Ельцину было бы приятно услышать слова Анатолия Чубайса, его давнего сподвижника по многим проектам: «Если попытаться понять, какие фигуры в истории России сопоставимы с Борисом Николаевичем по объему сделанного, может быть, Петр I. Может быть, Ленин и Сталин вместе взятые, только они оба со знаком „минус“, а он — со знаком „плюс“»[1631]. Чубайс, таким образом, высоко оценил Ельцина и с эмпирической, и с нормативной точки зрения.
Выступая на поминальном приеме в Кремле, Владимир Путин предпочел связать жизнь Ельцина со свободой: «Очень немногим дана такая судьба — стать свободным самому и повести за собой миллионы, побудить к поистине историческим переменам Отечество и преобразить тем самым мир»[1632]. Красноречивое высказывание Путина заставляет задуматься над тем, что он понимает под свободой и что эти слова были не только попыткой выразить уважение Ельцину, но и пропагандой собственной политики.

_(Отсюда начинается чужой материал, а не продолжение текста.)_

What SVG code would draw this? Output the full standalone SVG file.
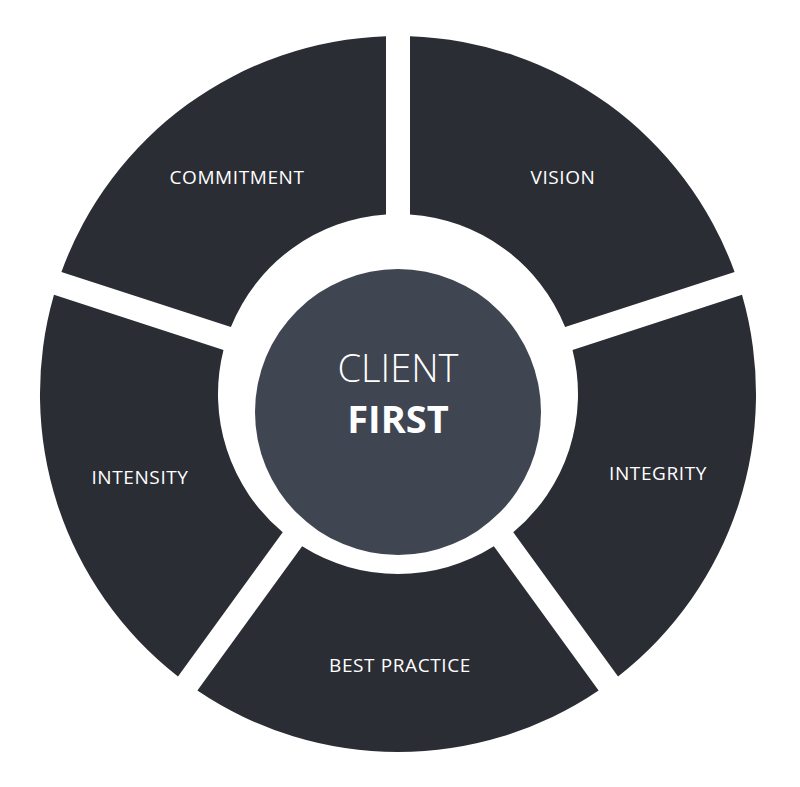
<svg xmlns="http://www.w3.org/2000/svg" width="800" height="787" viewBox="0 0 800 787">
<style>
.seg{fill:#2b2d35}
.lbl{fill:#fff;font-family:"Open Sans",Lato,sans-serif;font-size:19px;text-anchor:middle;letter-spacing:0.6px}
.ctr{fill:#fff;font-family:"Open Sans",Lato,sans-serif;font-size:38px;text-anchor:middle}
</style>
<rect width="800" height="787" fill="#fff"/>
<g id="vision"><path class="seg" d="M410.0,36.2 A358,358 0 0 1 734.6,272.0 L565.1,327.1 A180,180 0 0 0 410.0,214.4 Z"/><text class="lbl" x="563" y="184">VISION</text></g>
<g id="integrity"><path class="seg" transform="rotate(72 398 394)" d="M410.0,36.2 A358,358 0 0 1 734.6,272.0 L565.1,327.1 A180,180 0 0 0 410.0,214.4 Z"/><text class="lbl" x="658" y="480">INTEGRITY</text></g>
<g id="best-practice"><path class="seg" transform="rotate(144 398 394)" d="M410.0,36.2 A358,358 0 0 1 734.6,272.0 L565.1,327.1 A180,180 0 0 0 410.0,214.4 Z"/><text class="lbl" x="400" y="672">BEST PRACTICE</text></g>
<g id="intensity"><path class="seg" transform="rotate(216 398 394)" d="M410.0,36.2 A358,358 0 0 1 734.6,272.0 L565.1,327.1 A180,180 0 0 0 410.0,214.4 Z"/><text class="lbl" x="140" y="484">INTENSITY</text></g>
<g id="commitment"><path class="seg" transform="rotate(288 398 394)" d="M410.0,36.2 A358,358 0 0 1 734.6,272.0 L565.1,327.1 A180,180 0 0 0 410.0,214.4 Z"/><text class="lbl" x="237" y="184">COMMITMENT</text></g>
<g id="client-first"><circle cx="398" cy="412" r="143" fill="#404552"/><text class="ctr" x="398" y="382" font-weight="300">CLIENT</text><text class="ctr" x="398" y="433" font-weight="700">FIRST</text></g>
<g id="connectors"/>
</svg>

Интересную оценку Ельцину дал Виктор Шендерович, автор телевизионной сатирической программы «Куклы», в которой Ельцина неустанно пародировали с 1994 по 1999 год. Его слова были эмоциональны и поэтичны. Ельцин, писал Шендерович, многое делал правильно, а многое — неправильно, но в конце он попросил прощения за свои ошибки и отказался от власти, чего до него не сделал ни один царь, ни один Генеральный секретарь. Искренность его покаяния искупает сделанные ошибки. «Он попросил у нас прощения — простим ему!» Ельцин для Шендеровича был таким же, каким он предстает на страницах этой книги, — человеком-парадоксом:
«Это был персонаж Островского и Лескова, с Салтыковым-Щедриным и не без Достоевского: крупный, неподдельный, выламывающийся из рамок, неподвластный простым описаниям. Все, что он делал, он делал сам: и его победы, и его катастрофы были собственноручными и, под стать личности, — огромными… У него хватало характера, чтобы держать удары — уж чего-чего, а характера в Ельцине было на дивизию; судьба ломалась об этот кремень много раз! Но он не был бы русским, если бы не был способен на саморазрушение. Он никогда не стал бы Первым секретарем Свердловского обкома КПСС, если бы не умел перешагивать через людей. Он был плоть от плоти номенклатурной — и плоть от плоти народной! Вот так вот, одновременно!»[1633]
Если оценки исторической личности, особенно в нормативном плане, оказываются различными, попытки прийти к какому-либо итогу путем обращения к самому человеку или к суду общественного мнения едва ли принесут удовлетворение. Уйдя из власти, Ельцин одновременно и считал себя правым, и признавал некоторую справедливость обвинений в том, что ему не удалось выполнить свои обещания и быстро улучшить жизнь россиян. Еще находясь на посту, он мог с юмором говорить о получаемых им неполных и противоречивых результатах. Когда в середине 1990-х годов на обеде в Кремле Джон Мейджор попросил его одним словом описать состояние России, он ответил: «Хорошее». Мейджор был изумлен, поскольку у него сложилось впечатление, что Россия летит ко всем чертям. Британец попросил расширить диагноз до двух слов. «Не хорошее», — шутливо ответил Ельцин[1634].